SET EXERCISE:
Copy out every line exactly, passing over the pictures.

----

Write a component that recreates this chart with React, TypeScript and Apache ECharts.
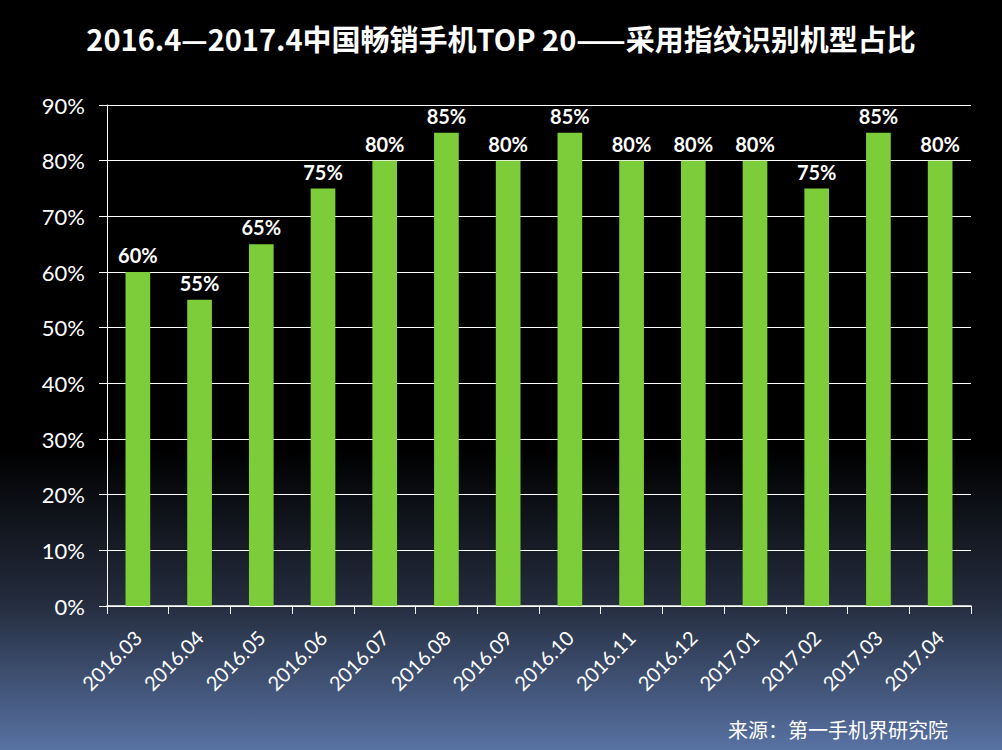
import React, { useEffect, useRef } from "react";
import * as echarts from "echarts";

const categories = [
  "2016.03", "2016.04", "2016.05", "2016.06", "2016.07", "2016.08", "2016.09",
  "2016.10", "2016.11", "2016.12", "2017.01", "2017.02", "2017.03", "2017.04",
];
const shares = [60, 55, 65, 75, 80, 85, 80, 85, 80, 80, 80, 75, 85, 80];

const TITLE = "2016.4—2017.4中国畅销手机TOP 20——采用指纹识别机型占比";
const SOURCE = "来源：第一手机界研究院";

const App: React.FC = () => {
  const chartRef = useRef<HTMLDivElement>(null);

  useEffect(() => {
    if (!chartRef.current) return undefined;
    const chart = echarts.init(chartRef.current, undefined, { renderer: "svg" });

    const options: echarts.EChartsOption = {
      animation: false,
      backgroundColor: "transparent",
      title: {
        text: TITLE,
        left: "center",
        top: 18,
        textStyle: {
          color: "#ffffff",
          fontSize: 29,
          fontWeight: "bold",
          fontFamily: "'Noto Sans CJK SC', 'Liberation Sans', sans-serif",
        },
      },
      graphic: [
        {
          type: "text",
          right: 54,
          top: 719,
          style: {
            text: SOURCE,
            fill: "#ffffff",
            fontSize: 20,
            fontFamily: "'Noto Sans CJK SC', sans-serif",
          },
        },
      ],
      grid: { left: 107, right: 31, top: 105, bottom: 144 },
      xAxis: {
        type: "category",
        data: categories,
        axisLine: { lineStyle: { color: "#ffffff", width: 1.5 } },
        axisTick: { show: true, length: 8, lineStyle: { color: "#ffffff" } },
        axisLabel: {
          rotate: 45,
          margin: 28,
          color: "#ffffff",
          fontSize: 20,
          fontFamily: "Lato, 'Open Sans', sans-serif",
        },
      },
      yAxis: {
        type: "value",
        min: 0,
        max: 90,
        interval: 10,
        axisLine: { show: true, lineStyle: { color: "#ffffff", width: 1 } },
        axisTick: { show: true, length: 8, lineStyle: { color: "#ffffff" } },
        splitLine: { lineStyle: { color: "#ffffff", width: 1 } },
        axisLabel: {
          formatter: "{value}%",
          margin: 22,
          color: "#ffffff",
          fontSize: 22,
          fontFamily: "Lato, 'Open Sans', sans-serif",
        },
      },
      series: [
        {
          type: "bar",
          data: shares,
          barWidth: "40%",
          itemStyle: { color: "#7dcd3b" },
          label: {
            show: true,
            position: "top",
            distance: 7,
            formatter: "{c}%",
            color: "#ffffff",
            fontSize: 20,
            fontWeight: "bold",
            fontFamily: "Lato, 'Open Sans', sans-serif",
          },
        },
      ],
    };
    chart.setOption(options);

    return () => {
      chart.dispose();
    };
  }, []);

  return (
    <div
      style={{
        position: "fixed",
        left: 0,
        top: 0,
        width: 1002,
        height: 750,
        background:
          "linear-gradient(to bottom, #000000 0%, #000000 60%, #232b3c 80%, #5872a3 100%)",
      }}
    >
      <div ref={chartRef} style={{ width: 1002, height: 750 }} />
    </div>
  );
};

export default App;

----

EXERCISE RESULT:
Write a component that recreates this chart with React, TypeScript and Apache ECharts.
import React, { useEffect, useRef } from "react";
import * as echarts from "echarts";

const categories = [
  "2016.03", "2016.04", "2016.05", "2016.06", "2016.07", "2016.08", "2016.09",
  "2016.10", "2016.11", "2016.12", "2017.01", "2017.02", "2017.03", "2017.04",
];
const shares = [60, 55, 65, 75, 80, 85, 80, 85, 80, 80, 80, 75, 85, 80];

const TITLE = "2016.4—2017.4中国畅销手机TOP 20——采用指纹识别机型占比";
const SOURCE = "来源：第一手机界研究院";

const App: React.FC = () => {
  const chartRef = useRef<HTMLDivElement>(null);

  useEffect(() => {
    if (!chartRef.current) return undefined;
    const chart = echarts.init(chartRef.current, undefined, { renderer: "svg" });

    const options: echarts.EChartsOption = {
      animation: false,
      backgroundColor: "transparent",
      title: {
        text: TITLE,
        left: "center",
        top: 18,
        textStyle: {
          color: "#ffffff",
          fontSize: 29,
          fontWeight: "bold",
          fontFamily: "'Noto Sans CJK SC', 'Liberation Sans', sans-serif",
        },
      },
      graphic: [
        {
          type: "text",
          right: 54,
          top: 719,
          style: {
            text: SOURCE,
            fill: "#ffffff",
            fontSize: 20,
            fontFamily: "'Noto Sans CJK SC', sans-serif",
          },
        },
      ],
      grid: { left: 107, right: 31, top: 105, bottom: 144 },
      xAxis: {
        type: "category",
        data: categories,
        axisLine: { lineStyle: { color: "#ffffff", width: 1.5 } },
        axisTick: { show: true, length: 8, lineStyle: { color: "#ffffff" } },
        axisLabel: {
          rotate: 45,
          margin: 28,
          color: "#ffffff",
          fontSize: 20,
          fontFamily: "Lato, 'Open Sans', sans-serif",
        },
      },
      yAxis: {
        type: "value",
        min: 0,
        max: 90,
        interval: 10,
        axisLine: { show: true, lineStyle: { color: "#ffffff", width: 1 } },
        axisTick: { show: true, length: 8, lineStyle: { color: "#ffffff" } },
        splitLine: { lineStyle: { color: "#ffffff", width: 1 } },
        axisLabel: {
          formatter: "{value}%",
          margin: 22,
          color: "#ffffff",
          fontSize: 22,
          fontFamily: "Lato, 'Open Sans', sans-serif",
        },
      },
      series: [
        {
          type: "bar",
          data: shares,
          barWidth: "40%",
          itemStyle: { color: "#7dcd3b" },
          label: {
            show: true,
            position: "top",
            distance: 7,
            formatter: "{c}%",
            color: "#ffffff",
            fontSize: 20,
            fontWeight: "bold",
            fontFamily: "Lato, 'Open Sans', sans-serif",
          },
        },
      ],
    };
    chart.setOption(options);

    return () => {
      chart.dispose();
    };
  }, []);

  return (
    <div
      style={{
        position: "fixed",
        left: 0,
        top: 0,
        width: 1002,
        height: 750,
        background:
          "linear-gradient(to bottom, #000000 0%, #000000 60%, #232b3c 80%, #5872a3 100%)",
      }}
    >
      <div ref={chartRef} style={{ width: 1002, height: 750 }} />
    </div>
  );
};

export default App;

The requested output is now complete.